Benchmark that would interest me would be time from "launch GPU spot instance" t...

lucb1e · on Aug 17, 2021

Oh, that explains! I thought somehow the driver installation broke despite having made an AMI of the same instance type with drivers already installed, and so I just run the install shell script every time and then it works. I figured maybe some hardware address is wrong or it's subtly different hardware, but it being time-based makes a lot more sense.

ardenpm · on Aug 17, 2021

Absolutely, same here. Additionally there seems to be very little consistency with GPU instance start up times, I’ve had 30 seconds one moment and 5 minutes another. Can’t say I’ve experienced 10 minutes luckily.

cinquemb · on Aug 17, 2021

Yeah, less than a few seconds with spot consistently would be nice, but i've never seen it. When I was handling autoscaling via the ec2 api + python + ngnix, the daemon I wrote pretty much had to have a while loop to continuously check connectivity via ssh after a t3a.medium (with ubuntu) was kicked off from `ec2.request_spot_instances`

Perhaps I should have been using "Clear Linux 34640"

pojzon · on Aug 17, 2021

Probably depends on your spot price.. we always set maximum spot price at the price of “on-demand” instances but due to how priorities work it may also sometimes not work when the data center in given region is out of capacity for given type.
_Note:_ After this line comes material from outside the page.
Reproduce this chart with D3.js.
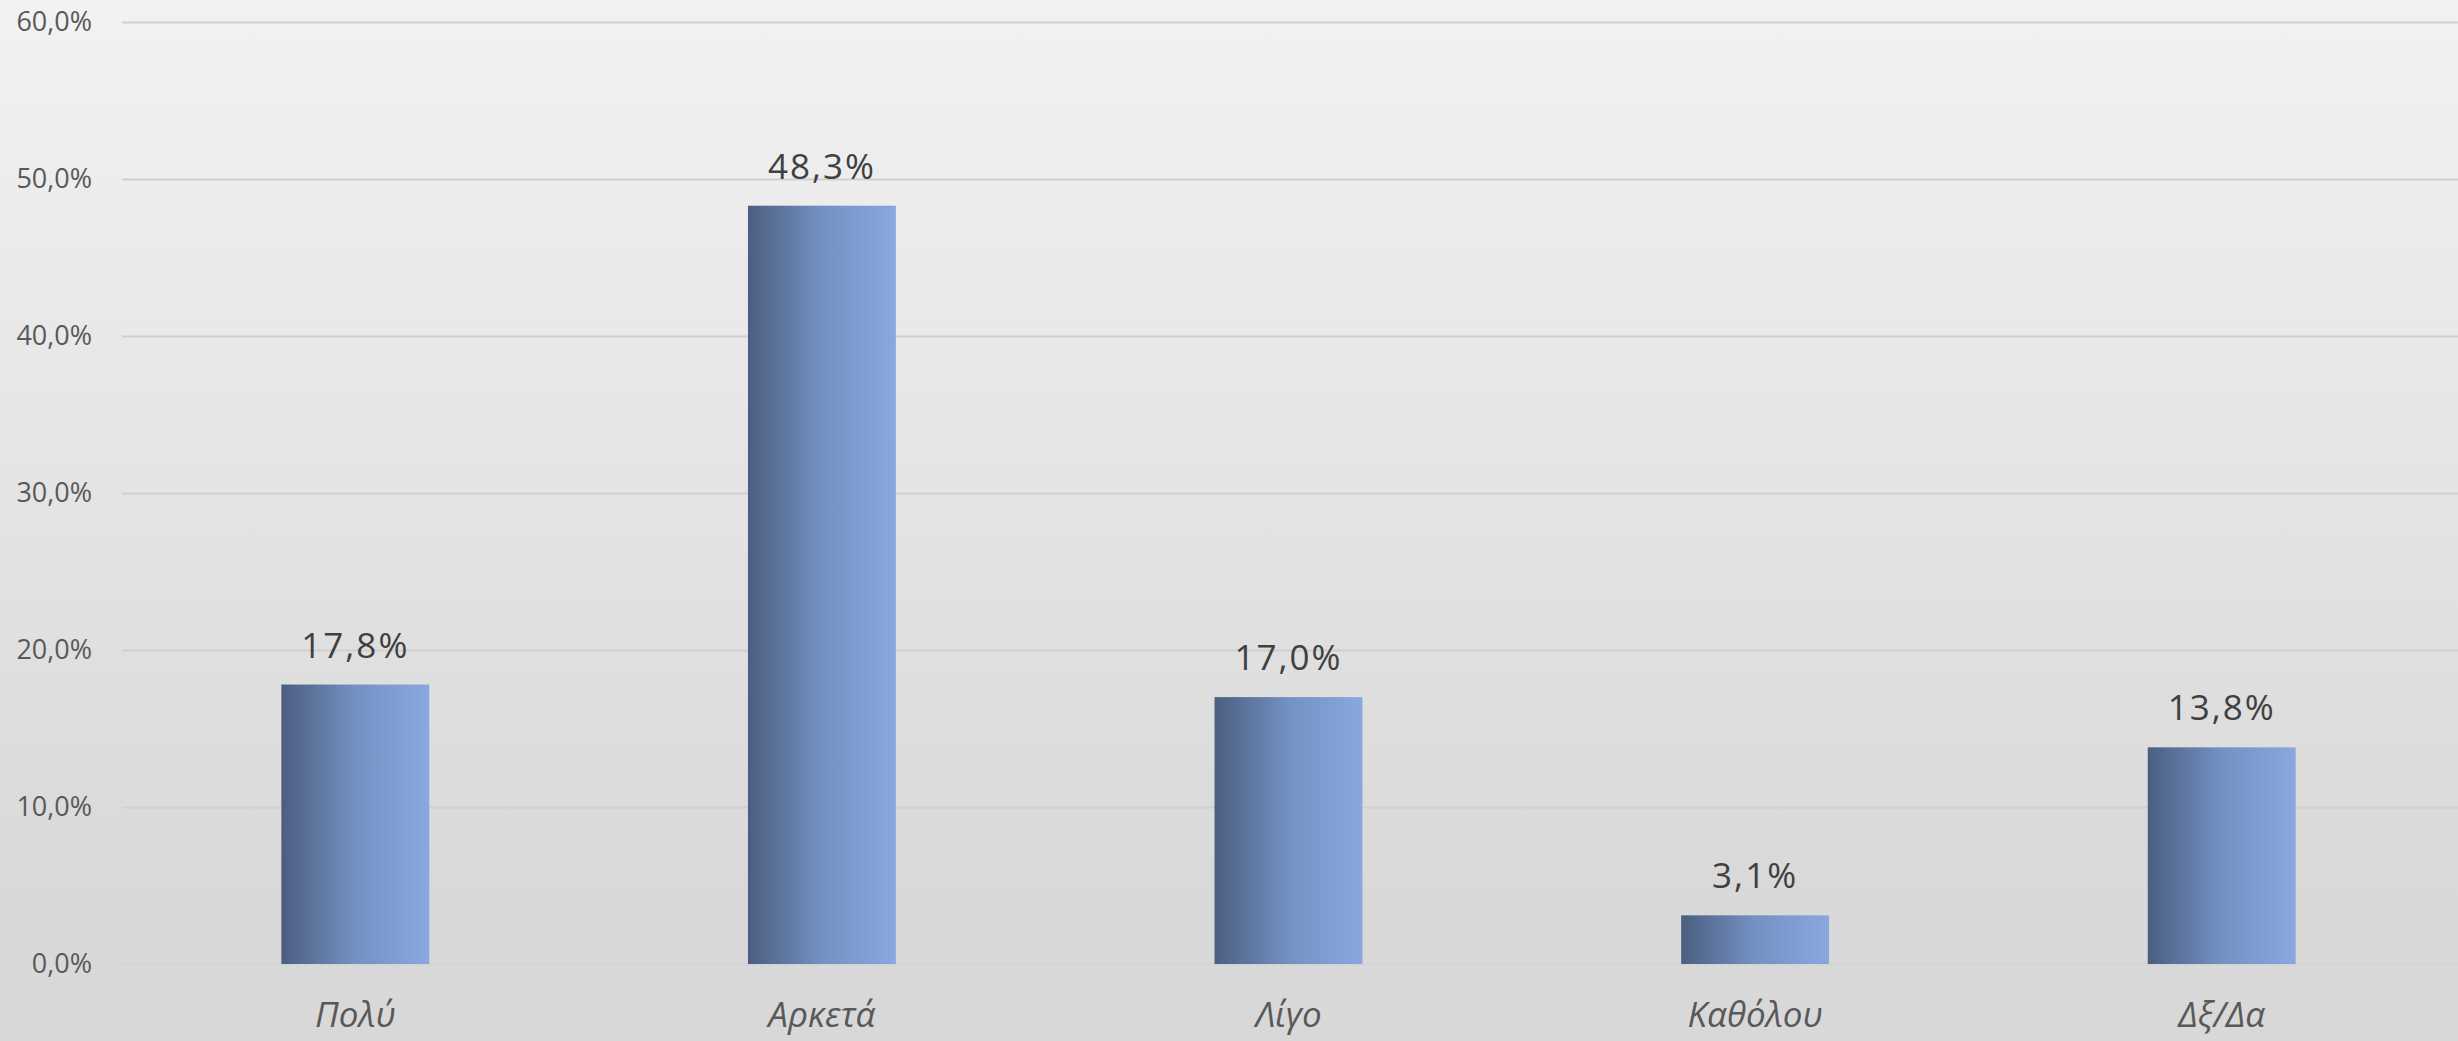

TBH the bigger issue than boottime for AWS is lack of physical resources to fulfill the demand - this is what most big players are struggling with.

lajosbacs · on Aug 17, 2021

No no, the spot price matches, the instance boots, you can ssh to it and do everything except using the GPU. E.g. you try to run your pytorch NN training, but it freezes for 5-10 minutes, then it runs fine. If you start your training again, it runs immediately.